## Exercise goal
Scan the data beneath this task and copy each line that includes "seaborn".

[start of Data in this exercise]

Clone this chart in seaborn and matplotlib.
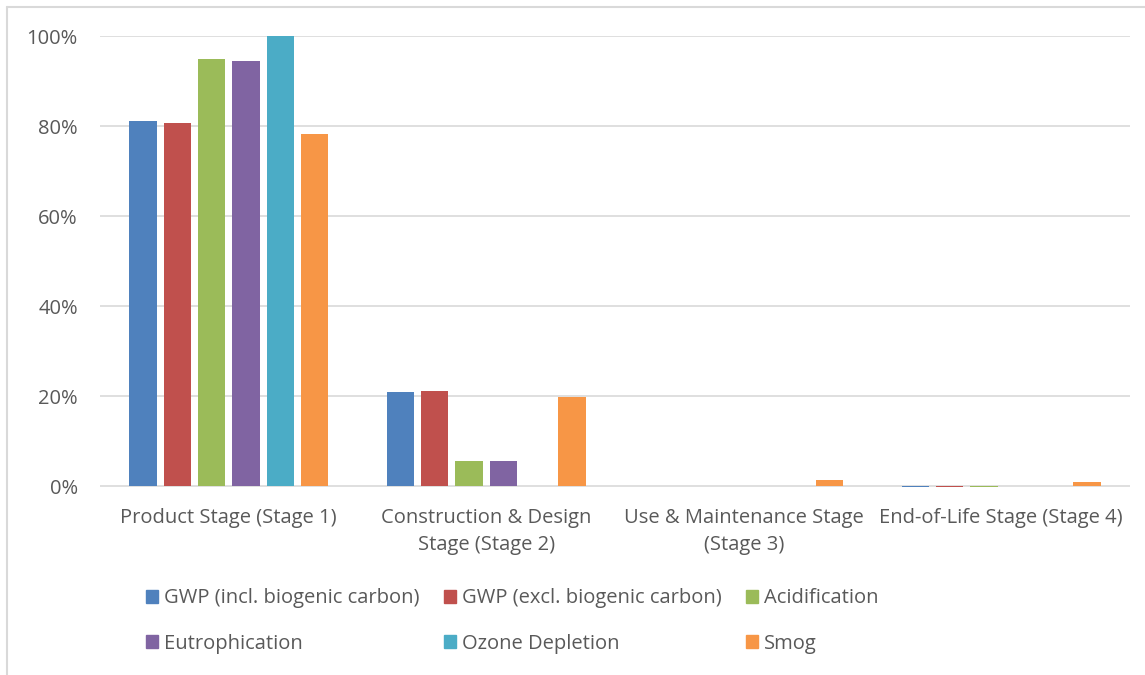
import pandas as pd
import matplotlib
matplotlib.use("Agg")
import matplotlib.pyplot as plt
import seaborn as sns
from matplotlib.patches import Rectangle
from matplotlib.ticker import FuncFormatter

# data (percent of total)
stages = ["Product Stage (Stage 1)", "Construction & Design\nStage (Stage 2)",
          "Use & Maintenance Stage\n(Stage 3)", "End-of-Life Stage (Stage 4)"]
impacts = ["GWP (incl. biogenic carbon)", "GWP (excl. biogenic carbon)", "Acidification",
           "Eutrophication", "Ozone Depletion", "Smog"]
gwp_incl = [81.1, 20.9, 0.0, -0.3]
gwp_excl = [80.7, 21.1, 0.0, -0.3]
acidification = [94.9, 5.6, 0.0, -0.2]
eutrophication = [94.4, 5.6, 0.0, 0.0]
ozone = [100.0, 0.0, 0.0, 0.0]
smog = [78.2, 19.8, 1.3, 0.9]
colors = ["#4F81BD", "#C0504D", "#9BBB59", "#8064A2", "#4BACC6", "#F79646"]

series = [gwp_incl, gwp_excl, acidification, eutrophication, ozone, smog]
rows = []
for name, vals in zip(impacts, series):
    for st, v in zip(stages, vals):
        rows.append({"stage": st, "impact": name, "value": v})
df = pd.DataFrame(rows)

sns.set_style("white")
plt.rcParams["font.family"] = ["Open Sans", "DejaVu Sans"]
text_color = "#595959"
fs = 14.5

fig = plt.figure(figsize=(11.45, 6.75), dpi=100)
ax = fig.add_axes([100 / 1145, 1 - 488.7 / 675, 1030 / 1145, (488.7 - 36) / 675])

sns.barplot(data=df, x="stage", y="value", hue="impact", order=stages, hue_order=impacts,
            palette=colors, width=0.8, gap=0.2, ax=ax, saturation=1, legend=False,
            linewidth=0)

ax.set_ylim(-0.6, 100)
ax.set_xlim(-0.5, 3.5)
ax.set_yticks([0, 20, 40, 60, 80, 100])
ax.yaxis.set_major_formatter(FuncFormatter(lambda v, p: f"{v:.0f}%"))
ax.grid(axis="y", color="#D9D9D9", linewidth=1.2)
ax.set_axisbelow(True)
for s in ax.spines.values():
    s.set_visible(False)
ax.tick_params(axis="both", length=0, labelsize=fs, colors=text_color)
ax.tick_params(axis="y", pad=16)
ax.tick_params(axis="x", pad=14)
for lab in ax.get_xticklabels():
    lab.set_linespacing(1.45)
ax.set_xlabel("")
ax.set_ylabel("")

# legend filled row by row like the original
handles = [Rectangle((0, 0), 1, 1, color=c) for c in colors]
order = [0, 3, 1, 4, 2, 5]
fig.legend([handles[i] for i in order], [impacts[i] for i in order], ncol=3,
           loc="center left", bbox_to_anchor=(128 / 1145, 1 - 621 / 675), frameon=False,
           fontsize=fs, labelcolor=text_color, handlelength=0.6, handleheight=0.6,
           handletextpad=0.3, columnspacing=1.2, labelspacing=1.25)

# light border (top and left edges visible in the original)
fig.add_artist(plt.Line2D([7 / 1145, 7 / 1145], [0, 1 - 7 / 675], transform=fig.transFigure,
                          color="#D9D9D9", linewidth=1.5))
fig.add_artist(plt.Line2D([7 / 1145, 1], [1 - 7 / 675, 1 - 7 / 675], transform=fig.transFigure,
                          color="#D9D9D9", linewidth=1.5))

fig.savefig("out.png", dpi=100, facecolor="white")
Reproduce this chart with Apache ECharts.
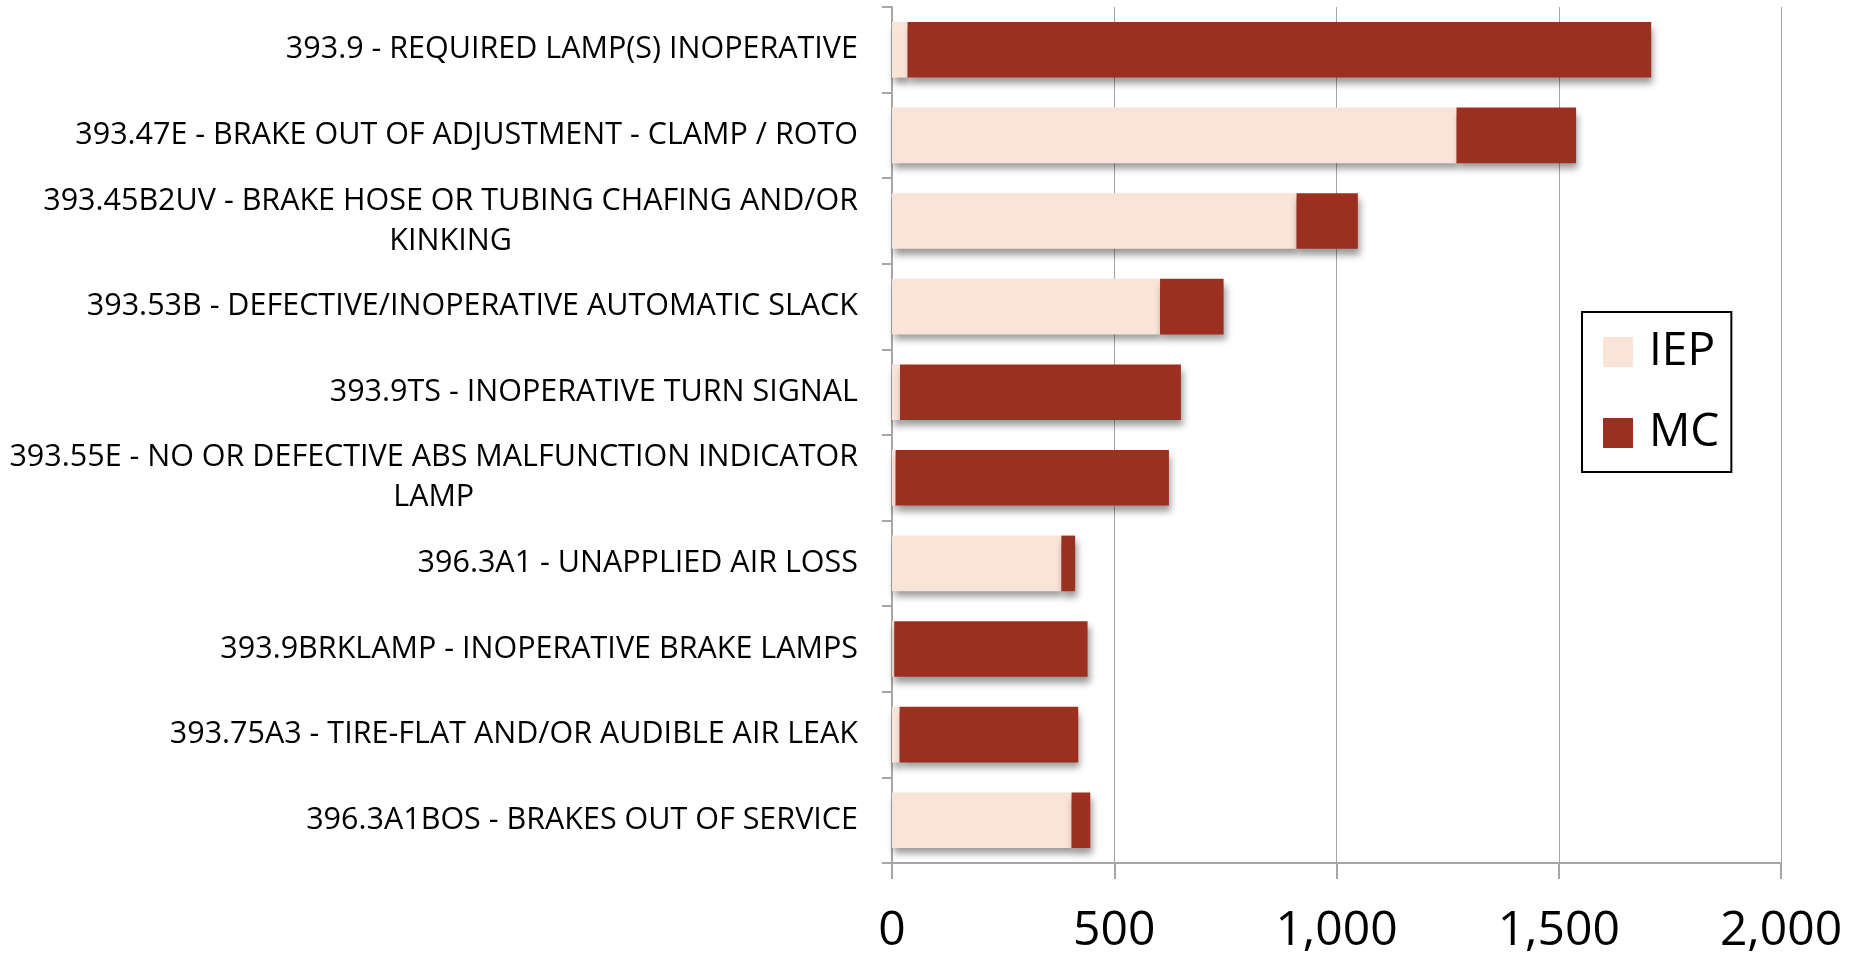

[end of Data in this exercise]

## Result of the exercise
Clone this chart in seaborn and matplotlib.
import seaborn as sns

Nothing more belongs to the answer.